The dollar could continue to decline, but in an orderly manner, with no increase in the risk premiums foreign investors demand to hold US assets. If so, it will also remain largely a problem for people outside the US.
Or the dollar could continue to decline in an increasingly disorderly fashion, accompanied by rising risk premiums on US assets. If so, it will become a big problem for the US. This should not be ruled out. The risk of a US recession has increased following the credit squeeze, reducing the attractiveness of US assets.
Meanwhile, the likelihood has increased that one or more of the nations that tie their currencies to the dollar could break the peg, reducing a source of demand for dollars.
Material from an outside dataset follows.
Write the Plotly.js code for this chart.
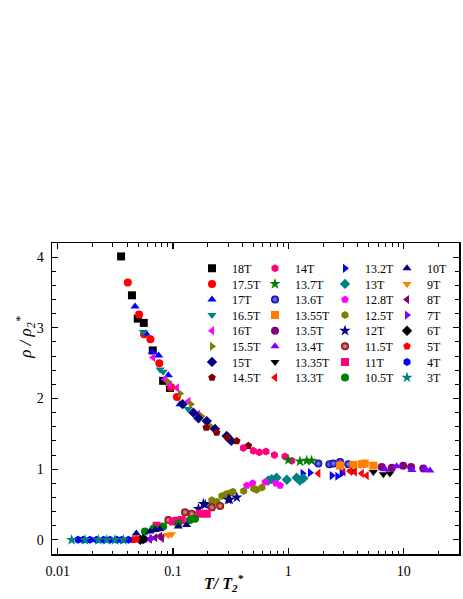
<!DOCTYPE html>
<html>
<head>
<meta charset="utf-8">
<script src="https://cdn.plot.ly/plotly-3.0.1.min.js"></script>
<style>
  html, body { margin: 0; padding: 0; background: #fff; }
  #grafica { width: 463px; height: 599px; }
</style>
</head>
<body>
<div id="grafica"></div>
<script>
// Campos (orden de la leyenda, por columnas)
const campos = ["18T", "17.5T", "17T", "16.5T", "16T", "15.5T", "15T", "14.5T",
                "14T", "13.7T", "13.6T", "13.55T", "13.5T", "13.4T", "13.35T", "13.3T",
                "13.2T", "13T", "12.8T", "12.5T", "12T", "11.5T", "11T", "10.5T",
                "10T", "9T", "8T", "7T", "6T", "5T", "4T", "3T"];

// Datos: T/T2* (x) y rho/rho2* (y)
const x18 = [0.0354, 0.044, 0.0494, 0.0557, 0.0667, 0.082, 0.094];
const y18 = [4.01, 3.46, 3.13, 3.07, 2.68, 2.25, 2.15];
const x175 = [0.0405, 0.0507, 0.0561, 0.0636, 0.076, 0.096, 0.108];
const y175 = [3.64, 3.19, 2.91, 2.84, 2.50, 2.16, 2.02];
const x17 = [0.0468, 0.0583, 0.066, 0.075, 0.091, 0.115];
const y17 = [3.30, 2.92, 2.66, 2.61, 2.33, 1.92];
const x165 = [0.0552, 0.0772, 0.082, 0.135];
const y165 = [2.94, 2.41, 2.38, 1.85];
const x16 = [0.067, 0.085, 0.094, 0.108, 0.136, 0.165];
const y16 = [2.58, 2.27, 2.19, 2.15, 1.96, 1.78];
const x155 = [0.09, 0.115, 0.143, 0.177, 0.21];
const y155 = [2.24, 2.07, 1.92, 1.75, 1.61];
const x15 = [0.121, 0.15, 0.166, 0.196, 0.231, 0.292, 0.32];
const y15 = [1.92, 1.80, 1.72, 1.68, 1.57, 1.47, 1.40];
const x145 = [0.194, 0.239, 0.296, 0.357, 0.45];
const y145 = [1.59, 1.52, 1.45, 1.40, 1.33];
const x14 = [0.407, 0.497, 0.56, 0.64, 0.757, 0.935, 1.07];
const y14 = [1.30, 1.26, 1.24, 1.25, 1.20, 1.18, 1.12];
const x137 = [1.0, 1.26, 1.44, 1.59];
const y137 = [1.13, 1.11, 1.12, 1.12];
const x136 = [1.82, 2.27, 2.46, 2.81, 3.31];
const y136 = [1.08, 1.07, 1.08, 1.10, 1.07];
const x1355 = [2.81, 3.66, 4.33, 4.6, 5.46];
const y1355 = [1.05, 1.06, 1.07, 1.08, 1.05];
const x135 = [6.45, 7.9, 9.9, 11.6, 14.8];
const y135 = [1.03, 1.02, 1.05, 1.03, 1.01];
const x134 = [6.9, 8.7, 11.8, 15.3, 16.9];
const y134 = [1.00, 1.04, 0.99, 1.01, 0.98];
const x1335 = [3.55, 5.46, 6.67, 7.6];
const y1335 = [0.97, 0.96, 0.93, 0.94];
const x133 = [1.82, 3.0, 3.43, 3.78, 4.33, 4.78];
const y133 = [0.94, 0.96, 0.97, 0.96, 0.94, 0.91];
const x132 = [1.33, 1.54, 2.38, 2.66, 2.9];
const y132 = [0.94, 0.95, 0.91, 0.90, 0.94];
const x13 = [0.67, 0.718, 0.79, 0.97, 1.18, 1.26, 1.35];
const y13 = [0.84, 0.86, 0.88, 0.85, 0.88, 0.84, 0.87];
const x128 = [0.436, 0.49, 0.63, 0.78, 0.85];
const y128 = [0.77, 0.80, 0.82, 0.80, 0.77];
const x125 = [0.217, 0.24, 0.265, 0.29, 0.31, 0.33, 0.41, 0.50, 0.53, 0.59];
const y125 = [0.56, 0.54, 0.62, 0.65, 0.66, 0.68, 0.69, 0.725, 0.71, 0.74];
const x12 = [0.166, 0.183, 0.19, 0.30, 0.31, 0.357];
const y12 = [0.44, 0.51, 0.50, 0.57, 0.57, 0.60];
const x115 = [0.091, 0.127, 0.145, 0.217, 0.256];
const y115 = [0.28, 0.39, 0.37, 0.46, 0.48];
const x11 = [0.072, 0.1, 0.108, 0.119, 0.171, 0.196];
const y11 = [0.20, 0.26, 0.27, 0.28, 0.37, 0.37];
const x105 = [0.057, 0.068, 0.082, 0.111, 0.14, 0.155];
const y105 = [0.12, 0.16, 0.19, 0.23, 0.28, 0.30];
const x10 = [0.048, 0.063, 0.07, 0.077, 0.111, 0.131];
const y10 = [0.09, 0.12, 0.14, 0.15, 0.19, 0.21];
const x9 = [0.082, 0.091, 0.097];
const y9 = [0.06, 0.07, 0.08];
const x8 = [0.063, 0.07, 0.077, 0.08];
const y8 = [0.01, 0.03, 0.05, 0.02];
const x7 = [0.059, 0.065];
const y7 = [0.01, 0.02];
const x6 = [0.052, 0.055];
const y6 = [0.0, 0.01];
const x5 = [0.045, 0.048];
const y5 = [0.0, 0.01];
const x4 = [0.015, 0.0166, 0.019, 0.0217, 0.025, 0.0284, 0.0326, 0.0359, 0.041];
const y4 = [0, 0, 0, 0, 0, 0, 0, 0, 0];
const x3 = [0.0132, 0.0172, 0.0225, 0.0266, 0.0314, 0.037];
const y3 = [0, 0, 0, 0, 0, 0];

const datosX = [x18, x175, x17, x165, x16, x155, x15, x145, x14, x137, x136, x1355, x135, x134, x1335, x133,
                x132, x13, x128, x125, x12, x115, x11, x105, x10, x9, x8, x7, x6, x5, x4, x3];
const datosY = [y18, y175, y17, y165, y16, y155, y15, y145, y14, y137, y136, y1355, y135, y134, y1335, y133,
                y132, y13, y128, y125, y12, y115, y11, y105, y10, y9, y8, y7, y6, y5, y4, y3];

// Ejes
const xTickVals = [0.01, 0.1, 1, 10];
const xTickText = ["0.01", "0.1", "1", "10"];
const yTickVals = [0, 1, 2, 3, 4];

// Estilo de cada serie
const simbolos = ["square", "circle", "triangle-up", "triangle-down", "triangle-left", "triangle-right", "diamond", "pentagon",
                  "hexagon", "star", "circle", "square", "circle", "triangle-up", "triangle-down", "triangle-left",
                  "triangle-right", "diamond", "pentagon", "hexagon", "star", "circle", "square", "circle",
                  "triangle-up", "triangle-down", "triangle-left", "triangle-right", "diamond", "pentagon", "hexagon", "star"];
const colores = ["#000000", "#ff0000", "#0000ff", "#008080", "#ff00ff", "#808000", "#000080", "#800000",
                 "#ff0080", "#008000", "#000099", "#ff8000", "#800080", "#8000ff", "#000000", "#ff0000",
                 "#0000ff", "#008080", "#ff00ff", "#808000", "#000080", "#800000", "#ff0080", "#008000",
                 "#000080", "#ff8000", "#800080", "#8000ff", "#000000", "#ff0000", "#0000ff", "#008080"];
// simbolos "esfera": brillo en el centro
const esferas = { "13.6T": "#8c8cff", "11.5T": "#e0a0a0" };

const fuente = "Liberation Serif, Times New Roman, serif";

// posicion (px) del simbolo en cada columna y de la primera fila de la leyenda
const colX = [212, 275, 345, 407];
const fila0 = 268.3, pasoFila = 15.6;

const trazas = campos.map((nombre, i) => {
    const marker = {
        symbol: simbolos[i], color: colores[i],
        size: simbolos[i] === "star" ? 8.5 : 8, line: { width: 0 }
    };
    if (esferas[nombre]) marker.gradient = { type: "radial", color: esferas[nombre] };
    return {
        x: datosX[i], y: datosY[i], type: "scatter", mode: "markers", name: nombre,
        marker, showlegend: true, legend: i === 0 ? "legend" : "legend" + (i + 1)
    };
});

const ejeComun = {
    showline: true, linecolor: "#000", linewidth: 1.5, mirror: "ticks",
    ticks: "inside", ticklen: 6, tickwidth: 1.2, tickcolor: "#000",
    showgrid: false, zeroline: false, ticklabelstandoff: 4,
    tickfont: { family: fuente, size: 14, color: "#000" }
};

const layout = {
    width: 463, height: 599,
    margin: { l: 52, r: 4, t: 243, b: 45 },
    paper_bgcolor: "#fff", plot_bgcolor: "#fff",
    showlegend: true,
    xaxis: Object.assign({}, ejeComun, {
        type: "log", range: [-2.05, 1.48],
        tickvals: xTickVals, ticktext: xTickText,
        minor: { ticks: "inside", ticklen: 3.5, tickwidth: 1, tickcolor: "#000", dtick: "D1" }
    }),
    yaxis: Object.assign({}, ejeComun, {
        range: [-0.2, 4.2], tickvals: yTickVals,
        minor: { ticks: "inside", ticklen: 4, tickwidth: 1, tickcolor: "#000", dtick: 0.2 }
    }),
    annotations: [
        { xref: "paper", yref: "paper", x: 0.4226, y: -0.093, xanchor: "center", yanchor: "middle", showarrow: false,
          text: "<b><i>T/ T<sub>2</sub><sup>*</sup></i></b>", font: { family: fuente, size: 16, color: "#000" } },
        { xref: "paper", yref: "paper", x: -0.064, y: 0.698, xanchor: "center", yanchor: "middle", showarrow: false, textangle: -90,
          text: "<i>ρ / ρ<sub>2</sub><sup>*</sup></i>", font: { family: fuente, size: 17, color: "#000" } }
    ]
};

// Una leyenda por serie, colocada en su celda (4 columnas x 8 filas)
campos.forEach((nombre, i) => {
    const col = Math.floor(i / 8), fila = i % 8;
    const py = fila0 + pasoFila * fila;
    layout[i === 0 ? "legend" : "legend" + (i + 1)] = {
        x: (colX[col] - 20 - 52) / 407, xanchor: "left",
        y: (554 - py) / 311, yanchor: "middle",
        bgcolor: "rgba(0,0,0,0)", borderwidth: 0,
        font: { family: fuente, size: 12, color: "#000" }
    };
});

Plotly.newPlot("grafica", trazas, layout, { displayModeBar: false, staticPlot: true });
</script>
</body>
</html>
Moreover, the spectacle of US banks struggling to figure out how much they have lost on credit products has shaken confidence in US markets.
The latest decline in the dollar has been accompanied by a falling stock market and rising credit spreads. This could be a coincidence – US long-term bond yields remain low. But it could be a sign that foreigners are starting to demand higher returns on dollar assets. In a worst-case scenario, fears about the dollar could lead to a scramble for the exit. The Fed would come under pressure to raise interest rates to prop up a collapsing dollar and offset its inflationary impulse – at a moment when the economy might desperately need rate cuts. Such an extreme outcome is still unlikely. But even if this episode ends happily for the US, there are lessons to be learnt.
First, as monetary policy works increasingly through exchange rates, central banks will be exposed to international political controversy.
Second, the large US current account deficit complicates the Fed’s efforts to deal aggressively with risks to growth, because a deficit economy is always potentially vulnerable to a loss of global investor confidence.
Third, there are circumstances in which the Fed might not be able to rescue the economy and US financial markets. For investors accustomed to believing the Fed is all-powerful, this is a sobering thought.